What works for struggling readers?

A new report from the US National Center for Education Evaluation and Regional Assistance summarises evidence from 17 studies conducted under Striving Readers, a federal grant programme that aimed to raise middle and high school pupils’ literacy levels in deprived areas. As part of the programme, each Striving Readers grantee partnered with an independent evaluator to conduct a randomised controlled trial of the reading intervention being implemented.

For the current report, all of the Striving Reader evaluations were reviewed under What Works Clearinghouse (WWC) evidence standards. Twelve studies met the standards without reservations, three studies met with reservations, and two studies did not meet the WWC evidence standards.

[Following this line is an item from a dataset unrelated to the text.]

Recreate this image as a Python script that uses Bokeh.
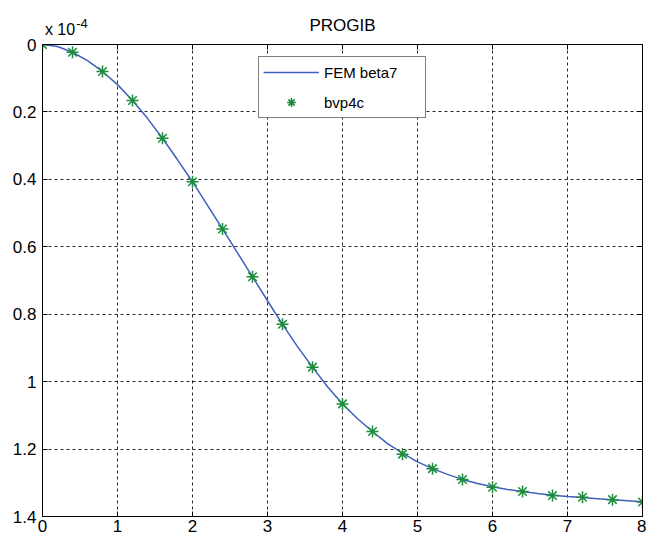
from bokeh.plotting import figure
from bokeh.models import Range1d, FixedTicker, CustomJSTickFormatter, Legend, LegendItem, LinearAxis
from bokeh.embed import file_html
from bokeh.resources import INLINE

# Data (deflection in units of 1e-4)
fem_x = [0.0, 0.2, 0.4, 0.6, 0.8, 1.0, 1.2, 1.4, 1.6, 1.8, 2.0, 2.2, 2.4, 2.6, 2.8, 3.0, 3.2, 3.4, 3.6, 3.8,
         4.0, 4.2, 4.4, 4.6, 4.8, 5.0, 5.2, 5.4, 5.6, 5.8, 6.0, 6.2, 6.4, 6.6, 6.8, 7.0, 7.2, 7.4, 7.6, 7.8, 8.0]
fem_y = [0.000, 0.006, 0.023, 0.048, 0.080, 0.119, 0.166, 0.219, 0.278, 0.342, 0.407, 0.477, 0.547, 0.618,
         0.689, 0.760, 0.830, 0.896, 0.957, 1.015, 1.066, 1.110, 1.148, 1.184, 1.212, 1.238, 1.258, 1.275,
         1.290, 1.302, 1.312, 1.320, 1.326, 1.332, 1.337, 1.341, 1.344, 1.347, 1.350, 1.353, 1.356]
bvp_x = [0.0, 0.4, 0.8, 1.2, 1.6, 2.0, 2.4, 2.8, 3.2, 3.6, 4.0, 4.4, 4.8, 5.2, 5.6, 6.0, 6.4, 6.8, 7.2, 7.6, 8.0]
bvp_y = [0.000, 0.023, 0.080, 0.166, 0.278, 0.407, 0.547, 0.689, 0.830, 0.957, 1.066, 1.148, 1.215, 1.258,
         1.290, 1.313, 1.326, 1.338, 1.343, 1.350, 1.357]
x_ticks = [0, 1, 2, 3, 4, 5, 6, 7, 8]
y_ticks = [0, 0.2, 0.4, 0.6, 0.8, 1.0, 1.2, 1.4]
title_text = "PROGIB"
scale_base = "x 10"
scale_exp = "-4"

FONT = "Liberation Sans"

p = figure(frame_width=600, frame_height=472, output_backend="svg", toolbar_location=None,
           x_range=Range1d(0, 8), y_range=Range1d(1.4, 0),
           min_border_left=42, min_border_right=4, min_border_top=44, min_border_bottom=20)
p.extra_x_ranges = {"lab": Range1d(0, 600)}
p.background_fill_color = "white"
p.border_fill_color = "white"
p.outline_line_color = "black"
p.outline_line_width = 1

for ax in (p.xaxis[0], p.yaxis[0]):
    ax.major_tick_in = 5
    ax.major_tick_out = 0
    ax.minor_tick_line_color = None
    ax.axis_line_color = "black"
    ax.major_tick_line_color = "black"
    ax.major_label_text_font = FONT
    ax.major_label_text_font_size = "17px"
    ax.major_label_text_color = "black"

p.xaxis[0].ticker = FixedTicker(ticks=x_ticks)
p.yaxis[0].ticker = FixedTicker(ticks=y_ticks)
p.xaxis[0].major_label_standoff = 3
p.yaxis[0].major_label_standoff = 6
p.yaxis[0].formatter = CustomJSTickFormatter(code="return Number(tick.toFixed(1)).toString();")

# box ticks on top and right (no labels)
top_ticks = LinearAxis(ticker=FixedTicker(ticks=x_ticks), major_tick_in=5, major_tick_out=0,
                       minor_tick_line_color=None, axis_line_color="black", major_tick_line_color="black",
                       major_label_standoff=0, major_label_text_font_size="0px",
                       formatter=CustomJSTickFormatter(code="return '';"))
p.add_layout(top_ticks, "above")
right_ticks = LinearAxis(ticker=FixedTicker(ticks=y_ticks), major_tick_in=5, major_tick_out=0,
                         minor_tick_line_color=None, axis_line_color="black", major_tick_line_color="black",
                         major_label_standoff=0, major_label_text_font_size="0px",
                         formatter=CustomJSTickFormatter(code="return '';"))
p.add_layout(right_ticks, "right")

for g in (p.xgrid[0], p.ygrid[0]):
    g.grid_line_color = "black"
    g.grid_line_dash = "3 3"
    g.grid_line_alpha = 0.85
    g.grid_line_width = 1

line_r = p.line(fem_x, fem_y, line_color="#3f5fbf", line_width=1.5)
pts_r = p.scatter(bvp_x, bvp_y, marker="asterisk", size=12, line_color="#1e8c3c", line_width=1.5)

legend = Legend(items=[LegendItem(label="FEM beta7", renderers=[line_r]),
                       LegendItem(label="bvp4c", renderers=[pts_r])],
                location=(216, 398))
legend.label_text_font = FONT
legend.label_text_font_size = "15px"
legend.label_text_color = "black"
legend.glyph_width = 56
legend.glyph_height = 22
legend.label_height = 22
legend.label_width = 97
legend.label_standoff = 5
legend.spacing = 8
legend.padding = 4
legend.margin = 0
legend.border_line_color = "black"
legend.border_line_width = 1
legend.background_fill_color = "white"
legend.background_fill_alpha = 1
p.add_layout(legend, "center")

# Top annotations: "x 10^-4" multiplier and title, drawn as tick/axis labels of hidden top axes
ax_a = LinearAxis(x_range_name="lab", ticker=FixedTicker(ticks=[17.5]),
                  major_label_overrides={17.5: scale_base},
                  axis_line_color=None, major_tick_line_color=None, minor_tick_line_color=None,
                  major_tick_in=0, major_tick_out=0, major_label_standoff=7,
                  major_label_text_font=FONT, major_label_text_font_size="16px", major_label_text_color="black",
                  axis_label=title_text, axis_label_standoff=-17, axis_label_text_font=FONT,
                  axis_label_text_font_size="17px", axis_label_text_font_style="normal",
                  axis_label_text_color="black")
p.add_layout(ax_a, "above")
ax_b = LinearAxis(x_range_name="lab", ticker=FixedTicker(ticks=[39.5]),
                  major_label_overrides={39.5: scale_exp},
                  axis_line_color=None, major_tick_line_color=None, minor_tick_line_color=None,
                  major_tick_in=0, major_tick_out=0, major_label_standoff=-15,
                  major_label_text_font=FONT, major_label_text_font_size="13px", major_label_text_color="black")
p.add_layout(ax_b, "above")

open("out.html", "w").write(file_html(p, INLINE))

Based on findings from studies that met the standards with or without reservations, four of ten interventions had positive, potentially positive, or mixed effects on reading achievement. Specifically:

  • For READ 180, there was evidence of positive effects on reading achievement. Three studies found statistically significant positive effects.
  • For Xtreme Reading, there was evidence of potentially positive effects on reading achievement. One study found statistically significant positive effects and one study found no effects.
  • For Learning Strategies Curriculum, there was evidence of potentially positive effects on reading achievement. There was a single study of the intervention, and it found statistically significant positive effects.
  • For Voyager Passport Reading Journeys, there were mixed effects on reading achievement. One study found statistically significant positive effects and two studies found no effects.